Print the material below exactly as it stands, please, from its first line to the line holding "from matplotlib.ticker import MultipleLocator", with no pictures.

## Given material
┏━━

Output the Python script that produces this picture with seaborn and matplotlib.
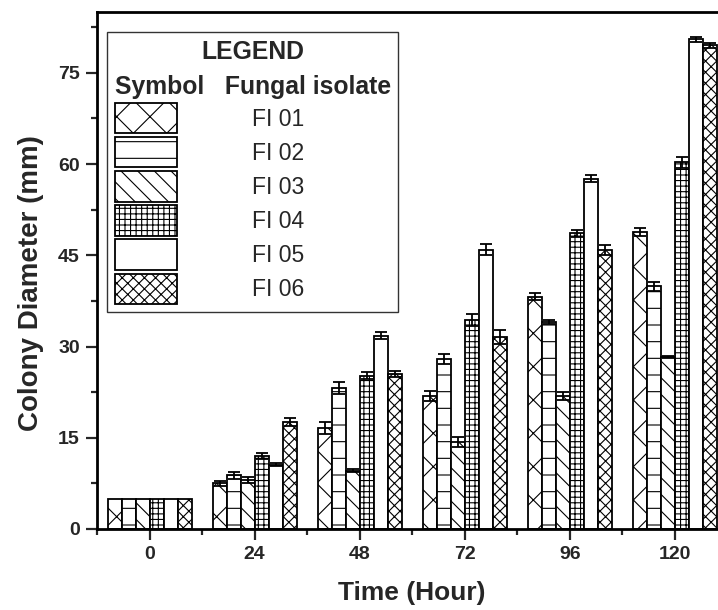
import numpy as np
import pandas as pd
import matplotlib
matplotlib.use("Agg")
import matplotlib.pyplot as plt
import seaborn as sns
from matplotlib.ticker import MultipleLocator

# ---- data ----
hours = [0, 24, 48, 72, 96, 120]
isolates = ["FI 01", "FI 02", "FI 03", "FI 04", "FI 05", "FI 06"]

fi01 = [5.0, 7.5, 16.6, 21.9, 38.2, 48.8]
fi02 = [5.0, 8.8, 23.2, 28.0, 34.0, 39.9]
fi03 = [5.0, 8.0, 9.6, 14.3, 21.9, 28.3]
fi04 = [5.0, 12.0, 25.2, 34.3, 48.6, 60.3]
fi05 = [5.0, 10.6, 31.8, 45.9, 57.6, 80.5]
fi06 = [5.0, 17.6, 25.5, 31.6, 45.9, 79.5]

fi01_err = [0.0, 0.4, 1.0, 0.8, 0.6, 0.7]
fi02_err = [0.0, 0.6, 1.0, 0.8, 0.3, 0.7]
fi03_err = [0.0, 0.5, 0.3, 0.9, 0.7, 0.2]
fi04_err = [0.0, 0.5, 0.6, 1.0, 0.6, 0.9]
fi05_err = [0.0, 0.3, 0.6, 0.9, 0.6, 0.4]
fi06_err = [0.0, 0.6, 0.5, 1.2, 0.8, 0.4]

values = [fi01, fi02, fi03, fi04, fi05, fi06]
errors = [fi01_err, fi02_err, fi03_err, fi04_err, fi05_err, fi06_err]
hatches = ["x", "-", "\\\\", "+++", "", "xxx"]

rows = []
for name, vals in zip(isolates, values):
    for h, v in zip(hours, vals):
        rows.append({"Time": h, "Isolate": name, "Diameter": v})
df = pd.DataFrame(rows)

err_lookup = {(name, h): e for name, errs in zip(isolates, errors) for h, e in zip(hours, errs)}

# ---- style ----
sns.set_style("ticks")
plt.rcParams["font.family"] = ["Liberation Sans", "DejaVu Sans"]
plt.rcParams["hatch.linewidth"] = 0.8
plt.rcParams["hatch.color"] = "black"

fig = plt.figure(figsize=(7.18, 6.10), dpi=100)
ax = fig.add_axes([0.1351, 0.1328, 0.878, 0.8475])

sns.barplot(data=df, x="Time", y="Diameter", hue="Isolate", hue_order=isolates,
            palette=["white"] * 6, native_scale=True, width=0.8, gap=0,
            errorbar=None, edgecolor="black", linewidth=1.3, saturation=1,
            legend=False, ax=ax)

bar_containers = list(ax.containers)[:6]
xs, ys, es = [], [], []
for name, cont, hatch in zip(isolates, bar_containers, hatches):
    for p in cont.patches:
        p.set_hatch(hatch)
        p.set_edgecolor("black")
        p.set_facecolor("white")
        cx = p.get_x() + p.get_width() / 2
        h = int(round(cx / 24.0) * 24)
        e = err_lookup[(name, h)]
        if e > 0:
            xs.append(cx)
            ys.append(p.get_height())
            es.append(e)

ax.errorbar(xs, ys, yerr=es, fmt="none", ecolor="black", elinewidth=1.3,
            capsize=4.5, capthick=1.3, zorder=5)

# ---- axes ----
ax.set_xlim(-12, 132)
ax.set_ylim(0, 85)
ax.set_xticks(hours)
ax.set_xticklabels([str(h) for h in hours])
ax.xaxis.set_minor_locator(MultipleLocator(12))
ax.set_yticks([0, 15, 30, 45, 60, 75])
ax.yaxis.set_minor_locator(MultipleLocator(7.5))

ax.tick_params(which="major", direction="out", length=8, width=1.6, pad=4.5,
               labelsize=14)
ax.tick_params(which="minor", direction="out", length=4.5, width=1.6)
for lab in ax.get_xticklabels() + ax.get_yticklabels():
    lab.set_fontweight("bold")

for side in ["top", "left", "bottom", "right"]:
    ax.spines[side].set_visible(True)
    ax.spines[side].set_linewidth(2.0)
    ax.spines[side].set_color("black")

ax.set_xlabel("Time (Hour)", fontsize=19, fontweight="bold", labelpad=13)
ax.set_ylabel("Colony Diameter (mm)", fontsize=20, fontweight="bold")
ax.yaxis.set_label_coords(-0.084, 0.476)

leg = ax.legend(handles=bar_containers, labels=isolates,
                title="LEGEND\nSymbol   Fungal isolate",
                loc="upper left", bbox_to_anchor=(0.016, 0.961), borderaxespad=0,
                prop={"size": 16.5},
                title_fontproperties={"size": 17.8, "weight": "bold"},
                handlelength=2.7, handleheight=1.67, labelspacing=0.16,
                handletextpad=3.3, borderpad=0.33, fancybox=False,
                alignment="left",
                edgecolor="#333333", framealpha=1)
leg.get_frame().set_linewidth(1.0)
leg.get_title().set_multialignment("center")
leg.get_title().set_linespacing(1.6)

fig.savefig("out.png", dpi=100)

┗━━

## Task answer
Output the Python script that produces this picture with seaborn and matplotlib.
import numpy as np
import pandas as pd
import matplotlib
matplotlib.use("Agg")
import matplotlib.pyplot as plt
import seaborn as sns
from matplotlib.ticker import MultipleLocator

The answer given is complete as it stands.